Employing more than 2,700 people, New York’s Legislature has a larger staff than every other state but one (Pennsylvania). Florida, with nearly the same population, has a legislative staff of 1,570. Even California, twice New York’s size, has 650 fewer people on its Legislature’s payroll.

Gov. Paterson has directed state agencies to slash spending by 10 percent — but the Legislature, which sets its own budgets, doesn’t feel obliged to follow suit. In the first two fiscal quarters, the Senate and Assembly have nudged up their spending over last year, according to state data. And the Senate employs 67 more people than it did in August, according to its latest payroll report.

Just how bloated is our $200 million-a-year Legislature? Its officials will tell you that it has grown at a much slower rate than state spending growth over the last decade. But consider this:

* The Assembly Ways and Means Committee employs more than 100 people alone. Its personnel budget is more than $5 million a year. In comparison, the Ways and Means Committee for the US House of Representatives spends $8 million on salary.

And this is the same Assembly staff that until last year couldn’t even estimate the cost of pension bills without the help of a union-paid consultant.

* While the Legislature re- draws district maps once a decade, it spends $1 million every year on a “joint task force on reapportionment,” which employs 17 people, some of whom make more than $100,000 a year. The task force Web site shows no activity since 2002. (An Assembly spokesman says the unit researches and organizes a “voluminous” amount of data related to population, demographics and election results that are submitted to the Census and the federal Justice Department.)

* The Legislature has an intern and fellowship budget of about $1 million a year.

* The Legislature spends $1 million a year on central-staff photography units, which snap pictures of the lawmakers debating bills or hosting visitors. Packages of photos (doubles, of courses) are delivered to lawmakers on a weekly basis during session periods. “They send them to you even if you don’t request them,” says an assemblyman.

* The Assembly pays $90,000 a year to the director of a “tax studies program” — which, given the $7 billion in tax and fee hikes approved this year, doesn’t apparently research ways to lower taxes.

* At a cost of $1 million to $2 million a year, the Assembly and the Senate majority and the Assembly minority conferences pay for separate TV and radio studios. Paid “anchors” and “reporters” conduct interviews with lawmakers airing on cable access. “Often they’re told, ‘Here are the questions I want you to ask me,’ ” says a lawmaker.

* The communications and editorial-services units employ dozens of people who write and produce newsletters and press releases. “It’s very staff-heavy. We could easily survive with half the number,” says a Democratic assemblyman. Often, says the lawmaker, the same people use their accrued overtime to work on campaigns. “On both sides, it’s the marginal protection office,” says the lawmaker — in other words, the whole point is to help incumbents keep their jobs.

Naturally, the one area where the Legislature appears to show restraint is its legislative ethics commission — which charges taxpayers the bargain rate of $160,000 a year.

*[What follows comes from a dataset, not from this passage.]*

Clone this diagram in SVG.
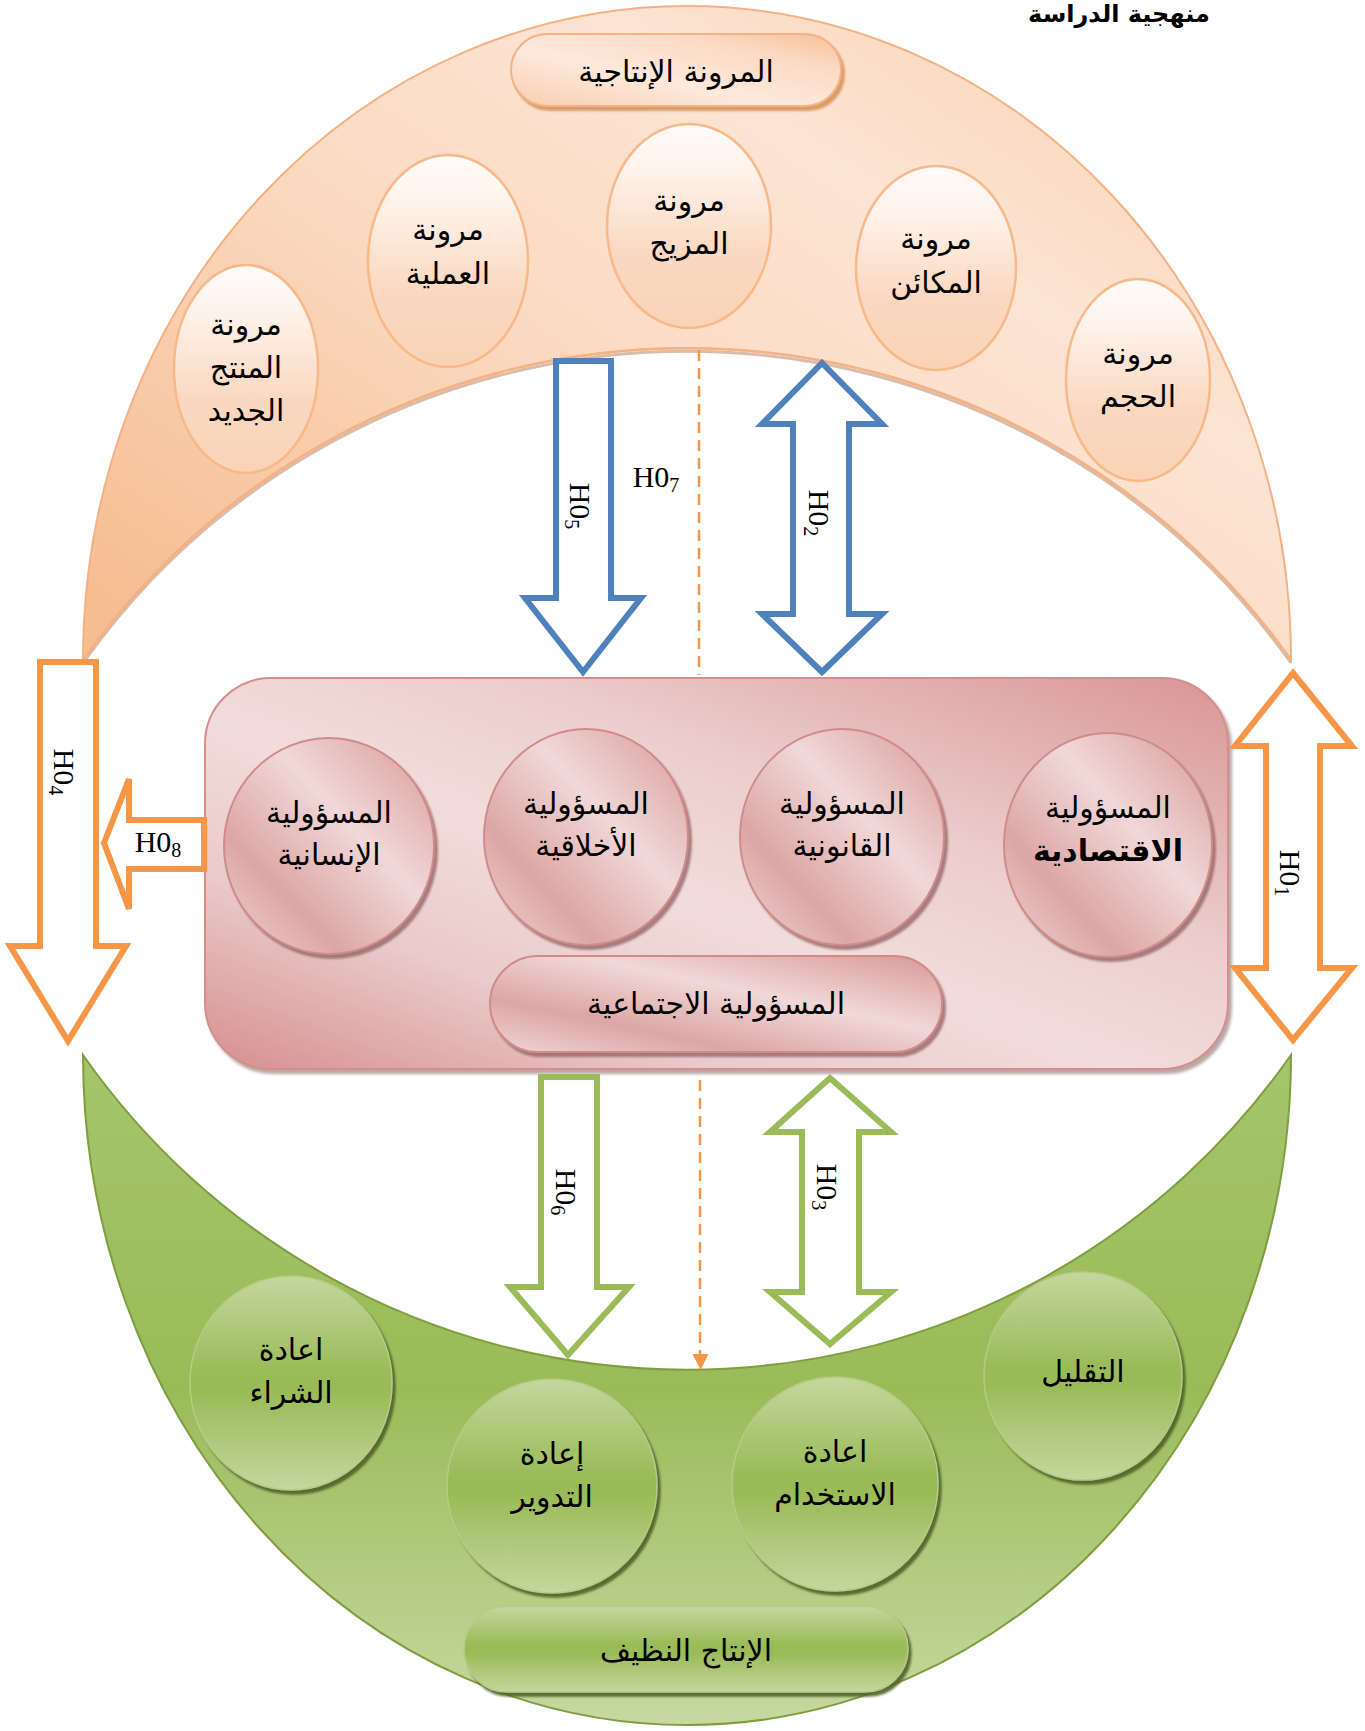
<svg xmlns="http://www.w3.org/2000/svg" width="1365" height="1731" viewBox="0 0 1365 1731">
  <defs>
    <style>
      .ar { font-family: "DejaVu Sans", sans-serif; font-size: 30px; fill: #000; text-anchor: middle; }
      .hl { font-family: "Liberation Serif", "Times New Roman", serif; font-size: 30px; fill: #000; text-anchor: middle; }
      .sub { font-size: 20px; }
      .oval-o { fill: url(#gOval); stroke: #f8b887; stroke-width: 2.5; }
      .disc-p { fill: url(#gDiscP); stroke: #cf8b8a; stroke-width: 2; filter: url(#shP); }
      .disc-g { fill: url(#gDiscG); stroke: #b5cc84; stroke-width: 1.5; filter: url(#shG); }
      .arr-b { fill: #fff; stroke: #4f81bd; stroke-width: 6; stroke-linejoin: miter; }
      .arr-o { fill: #fff; stroke: #f79646; stroke-width: 6; stroke-linejoin: miter; }
      .arr-g { fill: #fff; stroke: #9bbb59; stroke-width: 6; stroke-linejoin: miter; }
      .dash { fill: none; stroke: #f79646; stroke-width: 2.5; stroke-dasharray: 11 7; }
    </style>
    <linearGradient id="gBandTop" x1="0" y1="0.9" x2="1" y2="0.1">
      <stop offset="0" stop-color="#f6bd91"/>
      <stop offset="0.45" stop-color="#fbdbc4"/>
      <stop offset="0.7" stop-color="#fce4d3"/>
      <stop offset="1" stop-color="#f9cfb0"/>
    </linearGradient>
    <linearGradient id="gOval" x1="0" y1="0" x2="0" y2="1">
      <stop offset="0" stop-color="#fffcfa"/>
      <stop offset="0.2" stop-color="#fef4ed"/>
      <stop offset="0.65" stop-color="#fad8c0"/>
      <stop offset="1" stop-color="#f9d3b6"/>
    </linearGradient>
    <linearGradient id="gPillO" x1="0" y1="1" x2="1" y2="0">
      <stop offset="0" stop-color="#f9cdae"/>
      <stop offset="0.4" stop-color="#fde9dc"/>
      <stop offset="0.75" stop-color="#fbdac3"/>
      <stop offset="1" stop-color="#f7bf94"/>
    </linearGradient>
    <linearGradient id="gBox" x1="1" y1="0" x2="0" y2="1">
      <stop offset="0" stop-color="#d99594"/>
      <stop offset="0.35" stop-color="#eccdcd"/>
      <stop offset="0.55" stop-color="#f2dcdb"/>
      <stop offset="0.75" stop-color="#eacaca"/>
      <stop offset="1" stop-color="#d68f8e"/>
    </linearGradient>
    <linearGradient id="gDiscP" x1="1" y1="0" x2="0" y2="1">
      <stop offset="0" stop-color="#d89897"/>
      <stop offset="0.4" stop-color="#f1d8d8"/>
      <stop offset="0.72" stop-color="#dca6a5"/>
      <stop offset="1" stop-color="#f0d6d6"/>
    </linearGradient>
    <linearGradient id="gBandBot" x1="0" y1="0" x2="0" y2="1">
      <stop offset="0" stop-color="#a6c46a"/>
      <stop offset="0.5" stop-color="#9bbb59"/>
      <stop offset="1" stop-color="#c6d9a1"/>
    </linearGradient>
    <linearGradient id="gDiscG" x1="0" y1="0" x2="0" y2="1">
      <stop offset="0" stop-color="#c4d79e"/>
      <stop offset="0.45" stop-color="#9bbb59"/>
      <stop offset="0.55" stop-color="#9bbb59"/>
      <stop offset="1" stop-color="#c4d79e"/>
    </linearGradient>
    <filter id="shP" x="-10%" y="-10%" width="125%" height="125%">
      <feDropShadow dx="3" dy="4" stdDeviation="1.2" flood-color="#8f5f5e" flood-opacity="0.75"/>
    </filter>
    <filter id="shG" x="-10%" y="-10%" width="125%" height="125%">
      <feDropShadow dx="3" dy="4" stdDeviation="1" flood-color="#4f6228" flood-opacity="0.9"/>
    </filter>
    <filter id="shO" x="-10%" y="-20%" width="125%" height="150%">
      <feDropShadow dx="3" dy="4" stdDeviation="1.2" flood-color="#d7955f" flood-opacity="0.9"/>
    </filter>
    <filter id="shBox" x="-5%" y="-5%" width="112%" height="115%">
      <feDropShadow dx="3" dy="4" stdDeviation="1.5" flood-color="#8c6d6d" flood-opacity="0.6"/>
    </filter>
  </defs>

  <rect width="1365" height="1731" fill="#fff"/>

  <!-- heading in the top-right corner -->
  <text x="1119" y="22" text-anchor="middle" font-family="DejaVu Sans, sans-serif" font-size="24" font-weight="bold" fill="#000">منهجية الدراسة</text>

  <!-- upper band: production flexibility -->
  <g id="band-flexibility">
    <path d="M83 660 A604 654 0 0 1 1291 660 A741 741 0 0 0 83 660 Z" fill="url(#gBandTop)" stroke="#f4b183" stroke-width="2"/>
    <path d="M1291 663 A741 741 0 0 0 83 663" fill="none" stroke="#c9a084" stroke-width="3" opacity="0.7"/>
    <path d="M1291 660 A741 741 0 0 0 83 660" fill="none" stroke="#f4b183" stroke-width="2.5"/>
  </g>

  <!-- lower band: cleaner production -->
  <g id="band-cleaner">
    <path d="M83 1055 A604 670 0 0 0 1291 1055 A737 737 0 0 1 83 1055 Z" fill="url(#gBandBot)" stroke="#7f9e3f" stroke-width="2"/>
  </g>

  <!-- central box: social responsibility -->
  <g id="box-responsibility">
    <rect x="205" y="678" width="1023" height="391" rx="66" ry="66" fill="url(#gBox)" stroke="#d48e8d" stroke-width="2" filter="url(#shBox)"/>
  </g>

  <!-- flexibility nodes -->
  <g id="n-prod-flex">
    <rect x="511" y="34" width="330" height="72" rx="36" ry="36" fill="url(#gPillO)" stroke="#f4b183" stroke-width="2" filter="url(#shO)"/>
    <text class="ar" x="676" y="82">المرونة الإنتاجية</text>
  </g>

  <g id="n-new-product">
    <ellipse class="oval-o" cx="246" cy="369" rx="72" ry="104"/>
    <text class="ar" x="246" y="335">مرونة</text>
    <text class="ar" x="246" y="378">المنتج</text>
    <text class="ar" x="246" y="421">الجديد</text>
  </g>
  <g id="n-process">
    <ellipse class="oval-o" cx="448" cy="261" rx="80" ry="106"/>
    <text class="ar" x="448" y="240">مرونة</text>
    <text class="ar" x="448" y="284">العملية</text>
  </g>
  <g id="n-mix">
    <ellipse class="oval-o" cx="689" cy="226" rx="82" ry="102"/>
    <text class="ar" x="689" y="211">مرونة</text>
    <text class="ar" x="689" y="254">المزيج</text>
  </g>
  <g id="n-machines">
    <ellipse class="oval-o" cx="936" cy="268" rx="80" ry="102"/>
    <text class="ar" x="936" y="249">مرونة</text>
    <text class="ar" x="936" y="293">المكائن</text>
  </g>
  <g id="n-volume">
    <ellipse class="oval-o" cx="1138" cy="380" rx="72" ry="101"/>
    <text class="ar" x="1138" y="364">مرونة</text>
    <text class="ar" x="1138" y="407">الحجم</text>
  </g>

  <!-- responsibility nodes -->
  <g id="n-human">
    <ellipse class="disc-p" cx="329" cy="846" rx="105" ry="108"/>
    <text class="ar" x="329" y="823">المسؤولية</text>
    <text class="ar" x="329" y="865">الإنسانية</text>
  </g>
  <g id="n-ethical">
    <ellipse class="disc-p" cx="586" cy="837" rx="102" ry="108"/>
    <text class="ar" x="586" y="814">المسؤولية</text>
    <text class="ar" x="586" y="856">الأخلاقية</text>
  </g>
  <g id="n-legal">
    <ellipse class="disc-p" cx="842" cy="837" rx="102" ry="108"/>
    <text class="ar" x="842" y="814">المسؤولية</text>
    <text class="ar" x="842" y="856">القانونية</text>
  </g>
  <g id="n-economic">
    <ellipse class="disc-p" cx="1108" cy="845" rx="104" ry="112"/>
    <text class="ar" x="1108" y="818">المسؤولية</text>
    <text class="ar" x="1108" y="861" font-weight="bold">الاقتصادية</text>
  </g>
  <g id="n-social">
    <rect class="disc-p" x="490" y="956" width="452" height="96" rx="48" ry="48"/>
    <text class="ar" x="716" y="1014">المسؤولية الاجتماعية</text>
  </g>

  <!-- cleaner production nodes -->
  <g id="n-repurchase">
    <ellipse class="disc-g" cx="291" cy="1383" rx="101" ry="107"/>
    <text class="ar" x="291" y="1360">اعادة</text>
    <text class="ar" x="291" y="1403">الشراء</text>
  </g>
  <g id="n-recycle">
    <ellipse class="disc-g" cx="552" cy="1486" rx="105" ry="107"/>
    <text class="ar" x="552" y="1464">إعادة</text>
    <text class="ar" x="552" y="1507">التدوير</text>
  </g>
  <g id="n-reuse">
    <ellipse class="disc-g" cx="835" cy="1484" rx="103" ry="107"/>
    <text class="ar" x="835" y="1462">اعادة</text>
    <text class="ar" x="835" y="1505">الاستخدام</text>
  </g>
  <g id="n-reduce">
    <ellipse class="disc-g" cx="1083" cy="1376" rx="99" ry="104"/>
    <text class="ar" x="1083" y="1382">التقليل</text>
  </g>
  <g id="n-cleaner">
    <rect class="disc-g" x="464" y="1606" width="444" height="86" rx="43" ry="43"/>
    <text class="ar" x="686" y="1661">الإنتاج النظيف</text>
  </g>

  <!-- hypothesis connectors -->
  <g id="connectors">
    <path class="dash" d="M699 350 V675"/>
    <path class="dash" d="M700 1080 V1356"/>
    <polygon points="692.5,1354 708.5,1354 700.5,1370" fill="#f79646"/>

    <path class="arr-b" d="M556 361 H611 V598 H641 L583 672 L525 598 H556 Z"/>
    <path class="arr-b" d="M822 363 L882 424 H849 V614 H882 L822 672 L762 614 H793 V424 H762 Z"/>
    <path class="arr-o" d="M40 662 H96 V946 H126 L68 1041 L10 946 H40 Z"/>
    <path class="arr-o" d="M104 843 L129 779 V820 H204 V869 H129 V909 Z"/>
    <path class="arr-o" d="M1293 673 L1352 746 H1320 V968 H1352 L1293 1040 L1235 968 H1266 V746 H1235 Z"/>
    <path class="arr-g" d="M541 1077 H597 V1287 H629 L568 1355 L510 1287 H541 Z"/>
    <path class="arr-g" d="M830 1078 L891 1132 H859 V1292 H891 L830 1344 L770 1292 H802 V1132 H770 Z"/>

    <text class="hl" x="656" y="487">H0<tspan class="sub" dy="5">7</tspan></text>
    <text class="hl" x="158" y="852">H0<tspan class="sub" dy="5">8</tspan></text>
    <text class="hl" transform="translate(580 506) rotate(90)" y="10">H0<tspan class="sub" dy="5">5</tspan></text>
    <text class="hl" transform="translate(819 513) rotate(90)" y="10">H0<tspan class="sub" dy="5">2</tspan></text>
    <text class="hl" transform="translate(64 772) rotate(90)" y="10">H0<tspan class="sub" dy="5">4</tspan></text>
    <text class="hl" transform="translate(1290 873) rotate(90)" y="10">H0<tspan class="sub" dy="5">1</tspan></text>
    <text class="hl" transform="translate(566 1192) rotate(90)" y="10">H0<tspan class="sub" dy="5">6</tspan></text>
    <text class="hl" transform="translate(827 1187) rotate(90)" y="10">H0<tspan class="sub" dy="5">3</tspan></text>
  </g>
</svg>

An Assembly spokesman assures that its chamber is scaling back. “We reduced Assembly spending last year, and we will do so again this year,” says the official. Yet state data show that the Assembly actually increased spending by $2.5 million last year, so it’s not entirely clear what those cutbacks entail. “That’s not necessarily contradictory,” says the spokesman.

That attitude infuriates taxpayers, who are repeatedly lectured in Albany about the need to “share the burden.” And it makes it all the more difficult to inflict any pain on labor unions and other interest groups.

But until the Legislature reins in its culture of excess, it’s only fair for New Yorkers to demand: You first.